Our morning began at an astonishing 6:30 am, when we all piled into the jeeps and drove to Brava Beach and Resaca Beach to perform morning crawl counts. Half of us went to each beach, accompanied by our new friends Carlos, Nilda , Christian and Carla, all wildlife biologists. Both beaches are part of the Culebra National Wildlife Refuge and are found on the north side of the island. After a short drive through the early morning, we parked and began hiking to our respective beach. The group bound for Resaca Beach had a hike that was described by Wendy as “shorter but steeper.” We all followed Christian through the brush and down the mountain, as he rightfully earned the “best mountain goat” award. Meanwhile, the Brava group had a similar experience on their trek. Nilda paved the way through gullies and around rouge horses on the “longer but more gradual” hike. Arriving on the sand, the view was gorgeous. The turquoise waters faded into the cloudless azure sky while surf-worthy waves crashed sharply onto the fresh, pillowy sands. Despite the idyllic scenery, now it was time to begin the work. We walked up and back across the beach in search of turtle tracks, which would signal that a leatherback female had crawled up the beach and nested in one of the past few nights. Unfortunately, the Brava beach was unsuccessful in discovering new nests, but were able to spy and few incubating nests that had already been staked. The Resaca group, however, was lucky enough to stumble (almost literally) on the tracks of a recent leatherback female. Everyone stopped and studied the zig-zig shuffles that she made on the west end of the beach. Christian and Carla explained that these tracks were probably made within the past two nights, but that it is almost impossible to determine the exact location of the egg chamber because of the intense “camouflaging” that the female performs before dragging their huge (yes, they’re way bigger than any of us ever thought) bodies back to the water. By marking this nest, biologists are able to correctly monitor the population status as well as protect the eggs as much as possible. After this, all the groups hiked to the jeeps and drove back to the house. A perfect start to another day in “paraíso”.

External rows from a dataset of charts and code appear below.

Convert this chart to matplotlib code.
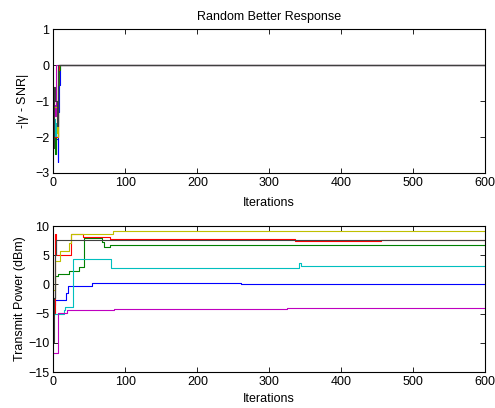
import matplotlib
matplotlib.use("Agg")
import matplotlib.pyplot as plt

plt.rcParams['font.family'] = ['Liberation Sans', 'DejaVu Sans']
plt.rcParams['mathtext.fontset'] = 'custom'
plt.rcParams['mathtext.rm'] = 'Liberation Sans'
plt.rcParams['mathtext.it'] = 'Liberation Sans'

# MATLAB default colour order
colors = [(0, 0, 1), (0, 0.5, 0), (1, 0, 0), (0, 0.75, 0.75),
          (0.75, 0, 0.75), (0.75, 0.75, 0), (0.25, 0.25, 0.25)]

# -|gamma - SNR| per user: iterations where the value changes, and the new value
snr_iter = [
    [0, 6, 7, 8, 9, 600],
    [0, 2, 3, 7, 8, 9, 600],
    [0, 1, 2, 7, 8, 600],
    [0, 2, 3, 6, 600],
    [0, 2, 4, 600],
    [0, 5, 6, 7, 600],
    [0, 1, 2, 5, 6, 7, 600],
]
snr_vals = [
    [-2.05, -2.7, -1.3, -0.56, 0, 0],
    [-1.9, -2.47, -2.0, -0.56, -0.14, 0, 0],
    [-0.6, -1.8, -2.0, -0.14, 0, 0],
    [-1.5, -1.97, -1.6, 0, 0],
    [-1.1, -1.4, 0, 0],
    [-1.15, -1.9, -2.0, 0, 0],
    [-2.3, -0.6, -1.0, -1.7, -0.4, 0, 0],
]

# Transmit power (dBm) per user: iterations where the value changes, and the new value
pow_iter = [
    [0, 2, 18, 20, 53, 261, 600],
    [0, 2, 7, 21, 35, 42, 67, 70, 79, 600],
    [0, 2, 4, 25, 41, 79, 336, 455, 600],
    [0, 14, 16, 27, 80, 342, 344, 600],
    [0, 7, 19, 84, 324, 600],
    [0, 2, 9, 21, 24, 83, 600],
    [0, 1, 2, 3, 600],
]
pow_vals = [
    [-3.5, -2.65, -1.5, -0.3, 0.2, 0.0, 0.0],
    [-2.4, 1.4, 1.85, 2.35, 3.0, 8.0, 7.2, 6.4, 6.7, 6.7],
    [-5.0, 8.7, 5.0, 8.6, 8.1, 7.83, 7.5, 7.67, 7.67],
    [-5.0, -4.4, -3.9, 4.35, 2.75, 3.6, 3.15, 3.15],
    [-11.8, -4.95, -4.3, -4.15, -3.95, -3.95],
    [-0.9, 4.0, 5.8, 7.1, 8.7, 9.2, 9.2],
    [-9.8, -2.4, 5.0, 7.67, 7.67],
]

x_ticks = [0, 100, 200, 300, 400, 500, 600]
snr_ticks = [-3, -2, -1, 0, 1]
pow_ticks = [-15, -10, -5, 0, 5, 10]

fig = plt.figure(figsize=(4.95, 4.08), dpi=100)
ax1 = fig.add_axes([0.108, 0.576, 0.872, 0.352])
ax2 = fig.add_axes([0.108, 0.088, 0.872, 0.358])

fs = 9
for xs, ys, c in zip(snr_iter, snr_vals, colors):
    ax1.step(xs, ys, where='post', color=c, lw=0.8)
for xs, ys, c in zip(pow_iter, pow_vals, colors):
    ax2.step(xs, ys, where='post', color=c, lw=0.8)

for ax, yt in ((ax1, snr_ticks), (ax2, pow_ticks)):
    ax.set_xlim(0, 600)
    ax.set_ylim(yt[0], yt[-1])
    ax.set_xticks(x_ticks)
    ax.set_yticks(yt)
    ax.tick_params(direction='in', top=True, right=True, length=3.5,
                   width=0.6, labelsize=fs, pad=3)
    for s in ax.spines.values():
        s.set_linewidth(0.8)
    ax.set_xlabel('Iterations', fontsize=fs)

ax1.set_title('Random Better Response', fontsize=fs, pad=7)
ax1.set_ylabel(r'-|$\gamma$ - SNR|', fontsize=fs)
ax2.set_ylabel('Transmit Power (dBm)', fontsize=fs)

ax1.xaxis.set_label_coords(0.5, -0.165)
ax2.xaxis.set_label_coords(0.5, -0.145)
ax1.yaxis.set_label_coords(-0.053, 0.5)
ax2.yaxis.set_label_coords(-0.064, 0.5)

fig.savefig('out.png', dpi=100)
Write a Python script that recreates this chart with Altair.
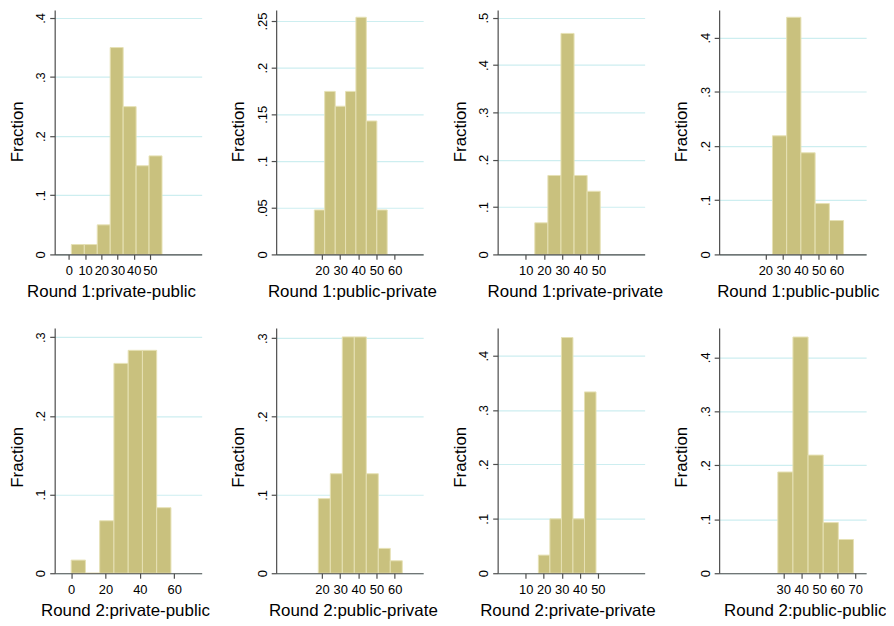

The second part of our day began after a short break to pack lunches and regroup. An orientation from Carlos prepared us for what we would spend the next several days doing: capturing, tagging and measuring sea turtles. Everyone packed into three speed boats and, after overcoming a few minor boat issues, we left for a nearby bay and know foraging site for green turtles. Today’s tactic was “tangle netting.” First the boats work to anchor a 200 meter net across the bay. Then, it’s up to us, the snorkelers, to swim parallel to the net and spot any entangled creatures. When a turtle gets caught, we must swim down and grab the frightened animal firmly by the carapace and bring it up to the surface. The pros, Carla, Christian, and Nilda were all incredible at helping us untangle the heads and flippers of our scaly friends. The turtles were then handed up to the boats where they sat under wet towels until processing. After the net was in the bay for around an hour, we regrouped and begin data collection. Each turtle was checked for previous tags, tagged if needed, measured, weighted, photographed, checked for any abnormalities (especially tumors) and released back into their wet homes. By the end of the day, after two net drops, we had scored a whopping 10 green turtles! In addition to that, we caught two spotted eagle rays in our nets, which was sad to stress out another creature, but really exciting for all of us to see something so beautiful! Don’t worry, they were released without a scratch. Back at the house, Matthew made us a wonderful pot of fresh pasta sauce for dinner, but there wasn’t enough so Wendy gladly went to buy some Prego. It’s the thought, Matthew!
We ate at the house and following the delicious meal, we had a lecture from Carlos on the sea turtle research and conservation efforts being undertaken in Puerto Rico, including the status surveys, recovery through management actions, and protection of habitats. Species that are most common in Puerto Rico are Green turtles (in Spanish “peje blanco”), Hawksbill turtles, and Leatherback turtles, making them the main focus in Culebra. Today we only saw Green turtles. Hopefully, tomorrow we can catch us some Hawksbills! Hurray!!